* **Exercise prompt**: Show each line from the listing that includes the word "this".

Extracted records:
☆ ☆ ☆ ☆ ☆ ☆ ☆

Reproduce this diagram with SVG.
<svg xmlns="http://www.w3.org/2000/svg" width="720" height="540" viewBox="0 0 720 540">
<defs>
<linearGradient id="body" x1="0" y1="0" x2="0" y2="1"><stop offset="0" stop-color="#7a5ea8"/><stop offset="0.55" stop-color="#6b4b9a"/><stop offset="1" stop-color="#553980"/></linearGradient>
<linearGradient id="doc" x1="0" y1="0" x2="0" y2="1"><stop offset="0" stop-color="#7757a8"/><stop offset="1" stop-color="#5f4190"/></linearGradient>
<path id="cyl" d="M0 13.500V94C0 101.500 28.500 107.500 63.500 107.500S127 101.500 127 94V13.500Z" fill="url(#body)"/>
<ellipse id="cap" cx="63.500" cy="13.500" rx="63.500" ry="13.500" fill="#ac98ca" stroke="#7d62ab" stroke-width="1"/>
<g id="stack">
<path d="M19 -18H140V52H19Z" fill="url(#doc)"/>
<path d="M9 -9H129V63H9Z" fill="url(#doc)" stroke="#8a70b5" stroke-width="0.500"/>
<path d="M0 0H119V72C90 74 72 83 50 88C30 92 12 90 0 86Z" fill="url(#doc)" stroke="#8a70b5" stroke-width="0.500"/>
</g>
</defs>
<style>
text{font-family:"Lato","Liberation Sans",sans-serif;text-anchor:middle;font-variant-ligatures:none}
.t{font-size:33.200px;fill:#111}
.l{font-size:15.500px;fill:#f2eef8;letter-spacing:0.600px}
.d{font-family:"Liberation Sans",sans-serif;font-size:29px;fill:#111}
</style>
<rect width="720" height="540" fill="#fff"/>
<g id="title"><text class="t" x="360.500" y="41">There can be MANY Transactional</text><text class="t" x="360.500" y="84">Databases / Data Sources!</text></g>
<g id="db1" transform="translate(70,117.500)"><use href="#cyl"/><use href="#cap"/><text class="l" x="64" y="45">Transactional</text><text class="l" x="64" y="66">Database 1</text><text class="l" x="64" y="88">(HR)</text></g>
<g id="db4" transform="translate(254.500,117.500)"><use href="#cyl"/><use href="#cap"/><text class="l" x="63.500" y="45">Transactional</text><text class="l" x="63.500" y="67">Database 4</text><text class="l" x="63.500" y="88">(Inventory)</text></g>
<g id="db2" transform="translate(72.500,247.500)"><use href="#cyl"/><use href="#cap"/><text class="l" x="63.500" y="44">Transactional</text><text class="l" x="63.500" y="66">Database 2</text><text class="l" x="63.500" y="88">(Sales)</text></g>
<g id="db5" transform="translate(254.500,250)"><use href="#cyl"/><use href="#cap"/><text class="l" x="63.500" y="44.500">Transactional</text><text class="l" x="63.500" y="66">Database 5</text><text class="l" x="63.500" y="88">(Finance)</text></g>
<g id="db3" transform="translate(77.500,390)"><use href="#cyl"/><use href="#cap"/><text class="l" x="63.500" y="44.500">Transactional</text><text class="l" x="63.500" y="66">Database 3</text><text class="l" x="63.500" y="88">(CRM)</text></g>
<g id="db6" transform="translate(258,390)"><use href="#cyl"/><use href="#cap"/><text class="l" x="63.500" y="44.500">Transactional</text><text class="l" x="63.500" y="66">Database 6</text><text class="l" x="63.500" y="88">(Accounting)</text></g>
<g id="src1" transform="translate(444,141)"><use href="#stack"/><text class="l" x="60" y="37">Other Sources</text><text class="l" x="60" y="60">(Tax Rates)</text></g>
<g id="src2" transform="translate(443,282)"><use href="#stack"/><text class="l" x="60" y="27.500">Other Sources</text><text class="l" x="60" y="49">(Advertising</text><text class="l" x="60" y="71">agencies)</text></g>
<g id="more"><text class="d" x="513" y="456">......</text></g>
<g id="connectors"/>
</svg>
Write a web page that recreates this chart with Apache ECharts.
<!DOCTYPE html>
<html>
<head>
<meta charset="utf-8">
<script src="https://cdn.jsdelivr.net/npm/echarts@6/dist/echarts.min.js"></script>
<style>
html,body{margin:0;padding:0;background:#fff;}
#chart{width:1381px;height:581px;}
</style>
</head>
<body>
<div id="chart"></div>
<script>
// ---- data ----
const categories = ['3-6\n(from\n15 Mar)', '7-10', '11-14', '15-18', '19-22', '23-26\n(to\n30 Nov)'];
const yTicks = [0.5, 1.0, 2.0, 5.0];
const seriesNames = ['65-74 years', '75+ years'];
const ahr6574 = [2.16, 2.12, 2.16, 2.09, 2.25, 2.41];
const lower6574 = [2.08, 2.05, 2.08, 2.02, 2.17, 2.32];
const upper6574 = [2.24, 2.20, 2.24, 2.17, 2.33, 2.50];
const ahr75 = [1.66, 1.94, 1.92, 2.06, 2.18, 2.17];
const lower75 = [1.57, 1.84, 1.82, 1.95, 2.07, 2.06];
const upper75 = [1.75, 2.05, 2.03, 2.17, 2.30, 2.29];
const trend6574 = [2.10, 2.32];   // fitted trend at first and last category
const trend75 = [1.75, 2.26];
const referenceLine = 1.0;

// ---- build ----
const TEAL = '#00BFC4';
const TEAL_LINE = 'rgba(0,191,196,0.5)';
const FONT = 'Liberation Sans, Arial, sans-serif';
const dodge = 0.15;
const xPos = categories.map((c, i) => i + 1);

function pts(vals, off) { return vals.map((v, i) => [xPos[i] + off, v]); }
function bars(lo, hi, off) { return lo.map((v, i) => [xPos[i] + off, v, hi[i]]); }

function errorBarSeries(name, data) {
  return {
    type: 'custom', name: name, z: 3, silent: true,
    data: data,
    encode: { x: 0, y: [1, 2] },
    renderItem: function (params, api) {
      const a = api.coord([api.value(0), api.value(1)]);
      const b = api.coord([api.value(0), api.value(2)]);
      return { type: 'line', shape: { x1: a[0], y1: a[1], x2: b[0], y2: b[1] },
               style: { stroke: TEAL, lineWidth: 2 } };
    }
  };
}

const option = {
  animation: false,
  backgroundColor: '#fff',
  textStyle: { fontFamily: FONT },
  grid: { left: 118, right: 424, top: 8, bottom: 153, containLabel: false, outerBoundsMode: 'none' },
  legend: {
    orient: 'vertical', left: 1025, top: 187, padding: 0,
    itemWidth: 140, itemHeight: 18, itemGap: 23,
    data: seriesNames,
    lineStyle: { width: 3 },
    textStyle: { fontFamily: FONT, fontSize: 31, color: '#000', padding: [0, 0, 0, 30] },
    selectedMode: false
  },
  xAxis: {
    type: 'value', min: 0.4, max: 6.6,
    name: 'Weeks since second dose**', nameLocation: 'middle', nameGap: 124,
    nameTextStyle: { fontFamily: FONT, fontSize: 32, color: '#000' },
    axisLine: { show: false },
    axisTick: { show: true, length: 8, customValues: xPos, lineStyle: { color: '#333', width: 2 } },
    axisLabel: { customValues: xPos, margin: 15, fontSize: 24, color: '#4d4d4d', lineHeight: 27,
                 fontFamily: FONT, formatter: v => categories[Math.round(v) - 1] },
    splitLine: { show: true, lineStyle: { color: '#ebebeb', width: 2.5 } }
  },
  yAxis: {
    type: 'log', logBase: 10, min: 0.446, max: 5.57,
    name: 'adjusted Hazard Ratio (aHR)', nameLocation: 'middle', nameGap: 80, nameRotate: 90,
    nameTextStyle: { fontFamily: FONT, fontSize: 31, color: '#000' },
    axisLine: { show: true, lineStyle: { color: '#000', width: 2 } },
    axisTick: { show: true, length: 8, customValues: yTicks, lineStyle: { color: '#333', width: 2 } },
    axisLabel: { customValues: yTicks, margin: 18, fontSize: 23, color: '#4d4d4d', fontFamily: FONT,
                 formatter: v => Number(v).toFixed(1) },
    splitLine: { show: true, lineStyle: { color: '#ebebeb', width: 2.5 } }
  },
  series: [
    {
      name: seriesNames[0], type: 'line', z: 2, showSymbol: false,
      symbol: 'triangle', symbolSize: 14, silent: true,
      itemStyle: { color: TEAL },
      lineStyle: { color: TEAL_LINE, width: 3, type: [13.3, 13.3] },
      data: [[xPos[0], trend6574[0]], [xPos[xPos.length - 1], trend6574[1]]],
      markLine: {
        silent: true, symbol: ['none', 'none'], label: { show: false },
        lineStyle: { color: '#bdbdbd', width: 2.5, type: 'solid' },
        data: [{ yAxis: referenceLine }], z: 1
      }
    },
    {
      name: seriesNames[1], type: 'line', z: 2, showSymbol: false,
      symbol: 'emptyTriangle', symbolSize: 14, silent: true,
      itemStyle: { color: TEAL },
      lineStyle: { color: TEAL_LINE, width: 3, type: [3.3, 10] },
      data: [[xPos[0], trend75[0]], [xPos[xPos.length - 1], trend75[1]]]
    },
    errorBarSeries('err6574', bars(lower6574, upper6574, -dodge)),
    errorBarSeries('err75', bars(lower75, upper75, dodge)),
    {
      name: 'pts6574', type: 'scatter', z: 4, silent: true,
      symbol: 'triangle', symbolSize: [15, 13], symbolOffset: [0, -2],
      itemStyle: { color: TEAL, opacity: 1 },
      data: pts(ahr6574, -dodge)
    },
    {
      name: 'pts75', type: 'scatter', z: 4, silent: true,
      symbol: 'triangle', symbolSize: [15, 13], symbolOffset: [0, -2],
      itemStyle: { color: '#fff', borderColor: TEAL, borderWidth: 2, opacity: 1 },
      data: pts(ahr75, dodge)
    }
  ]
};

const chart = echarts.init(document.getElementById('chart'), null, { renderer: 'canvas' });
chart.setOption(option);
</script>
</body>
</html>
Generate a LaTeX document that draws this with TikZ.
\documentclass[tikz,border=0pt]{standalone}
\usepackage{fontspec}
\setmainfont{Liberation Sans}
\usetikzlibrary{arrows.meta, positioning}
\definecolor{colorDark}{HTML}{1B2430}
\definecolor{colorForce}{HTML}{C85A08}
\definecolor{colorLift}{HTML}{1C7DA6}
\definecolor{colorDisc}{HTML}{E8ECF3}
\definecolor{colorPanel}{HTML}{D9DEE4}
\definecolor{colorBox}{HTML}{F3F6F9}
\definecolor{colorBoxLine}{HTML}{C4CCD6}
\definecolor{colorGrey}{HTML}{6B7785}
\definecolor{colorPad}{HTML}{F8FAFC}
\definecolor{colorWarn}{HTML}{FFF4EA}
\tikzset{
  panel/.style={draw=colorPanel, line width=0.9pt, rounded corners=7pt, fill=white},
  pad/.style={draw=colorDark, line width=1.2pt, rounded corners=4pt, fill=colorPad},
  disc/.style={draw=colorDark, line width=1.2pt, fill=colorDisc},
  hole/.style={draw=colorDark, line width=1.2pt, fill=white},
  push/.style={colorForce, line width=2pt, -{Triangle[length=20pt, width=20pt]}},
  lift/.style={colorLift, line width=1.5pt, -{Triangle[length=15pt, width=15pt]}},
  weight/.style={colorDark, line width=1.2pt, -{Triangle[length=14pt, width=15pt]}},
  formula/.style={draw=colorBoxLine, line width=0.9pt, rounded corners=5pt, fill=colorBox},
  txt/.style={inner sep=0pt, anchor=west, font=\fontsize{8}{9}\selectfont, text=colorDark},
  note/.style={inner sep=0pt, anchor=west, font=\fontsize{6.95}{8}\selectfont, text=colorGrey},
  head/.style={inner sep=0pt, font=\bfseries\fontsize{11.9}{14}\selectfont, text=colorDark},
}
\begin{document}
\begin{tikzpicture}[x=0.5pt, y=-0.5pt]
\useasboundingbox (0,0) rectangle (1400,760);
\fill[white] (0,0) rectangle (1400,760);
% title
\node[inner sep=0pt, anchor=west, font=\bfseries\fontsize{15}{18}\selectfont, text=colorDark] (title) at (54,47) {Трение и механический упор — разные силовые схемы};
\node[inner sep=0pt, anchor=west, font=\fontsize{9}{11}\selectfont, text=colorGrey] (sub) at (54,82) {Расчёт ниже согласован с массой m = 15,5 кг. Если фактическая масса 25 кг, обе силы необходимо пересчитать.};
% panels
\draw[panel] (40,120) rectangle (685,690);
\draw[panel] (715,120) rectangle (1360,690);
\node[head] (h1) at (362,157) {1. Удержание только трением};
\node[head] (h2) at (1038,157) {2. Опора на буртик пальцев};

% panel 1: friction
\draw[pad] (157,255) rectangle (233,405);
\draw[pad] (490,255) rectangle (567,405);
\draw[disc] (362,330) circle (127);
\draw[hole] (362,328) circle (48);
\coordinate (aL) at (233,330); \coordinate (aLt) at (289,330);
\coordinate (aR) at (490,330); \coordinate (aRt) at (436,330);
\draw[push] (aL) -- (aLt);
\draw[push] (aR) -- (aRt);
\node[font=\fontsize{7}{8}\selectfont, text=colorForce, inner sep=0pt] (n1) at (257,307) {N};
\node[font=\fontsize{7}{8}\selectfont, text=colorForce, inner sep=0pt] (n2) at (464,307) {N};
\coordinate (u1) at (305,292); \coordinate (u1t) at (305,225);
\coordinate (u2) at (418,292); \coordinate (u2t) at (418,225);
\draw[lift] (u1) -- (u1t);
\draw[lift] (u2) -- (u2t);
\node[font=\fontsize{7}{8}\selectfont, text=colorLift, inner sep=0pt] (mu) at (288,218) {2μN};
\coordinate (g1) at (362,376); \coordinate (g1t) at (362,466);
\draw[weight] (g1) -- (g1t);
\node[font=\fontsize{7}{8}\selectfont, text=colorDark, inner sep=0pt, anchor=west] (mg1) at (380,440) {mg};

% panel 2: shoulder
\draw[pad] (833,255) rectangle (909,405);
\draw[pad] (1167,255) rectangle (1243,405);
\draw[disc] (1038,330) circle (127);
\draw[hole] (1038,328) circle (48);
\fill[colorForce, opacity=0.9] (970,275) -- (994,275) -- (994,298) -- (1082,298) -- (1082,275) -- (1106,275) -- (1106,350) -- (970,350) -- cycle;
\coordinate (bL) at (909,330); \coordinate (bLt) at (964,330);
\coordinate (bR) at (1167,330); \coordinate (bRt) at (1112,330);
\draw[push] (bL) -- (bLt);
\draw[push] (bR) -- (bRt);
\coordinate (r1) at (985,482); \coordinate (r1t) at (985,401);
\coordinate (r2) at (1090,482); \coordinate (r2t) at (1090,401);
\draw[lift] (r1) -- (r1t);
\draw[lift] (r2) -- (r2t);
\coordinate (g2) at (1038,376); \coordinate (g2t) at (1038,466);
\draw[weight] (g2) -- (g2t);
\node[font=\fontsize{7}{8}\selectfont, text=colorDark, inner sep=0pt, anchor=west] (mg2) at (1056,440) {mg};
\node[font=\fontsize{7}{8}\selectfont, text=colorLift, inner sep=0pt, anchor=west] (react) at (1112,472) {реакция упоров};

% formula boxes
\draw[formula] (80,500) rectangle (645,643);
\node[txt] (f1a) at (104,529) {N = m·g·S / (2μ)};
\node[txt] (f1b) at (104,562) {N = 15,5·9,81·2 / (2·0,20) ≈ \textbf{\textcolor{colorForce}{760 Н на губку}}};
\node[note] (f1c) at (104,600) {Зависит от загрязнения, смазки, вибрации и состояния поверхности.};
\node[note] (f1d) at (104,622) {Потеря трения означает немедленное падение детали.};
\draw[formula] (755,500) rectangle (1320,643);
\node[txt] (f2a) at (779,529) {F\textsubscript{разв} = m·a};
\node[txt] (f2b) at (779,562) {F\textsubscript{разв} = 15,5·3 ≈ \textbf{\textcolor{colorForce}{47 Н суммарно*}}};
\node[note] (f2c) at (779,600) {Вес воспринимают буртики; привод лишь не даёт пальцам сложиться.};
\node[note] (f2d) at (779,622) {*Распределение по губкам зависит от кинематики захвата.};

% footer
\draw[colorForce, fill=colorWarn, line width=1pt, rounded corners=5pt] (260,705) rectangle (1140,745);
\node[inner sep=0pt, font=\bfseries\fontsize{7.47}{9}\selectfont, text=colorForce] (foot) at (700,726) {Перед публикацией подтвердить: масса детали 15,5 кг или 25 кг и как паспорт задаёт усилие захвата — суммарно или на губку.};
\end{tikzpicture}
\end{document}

☆ ☆ ☆ ☆ ☆ ☆ ☆

* **Problem solution**:
Reproduce this diagram with SVG.
Write a web page that recreates this chart with Apache ECharts.
Generate a LaTeX document that draws this with TikZ.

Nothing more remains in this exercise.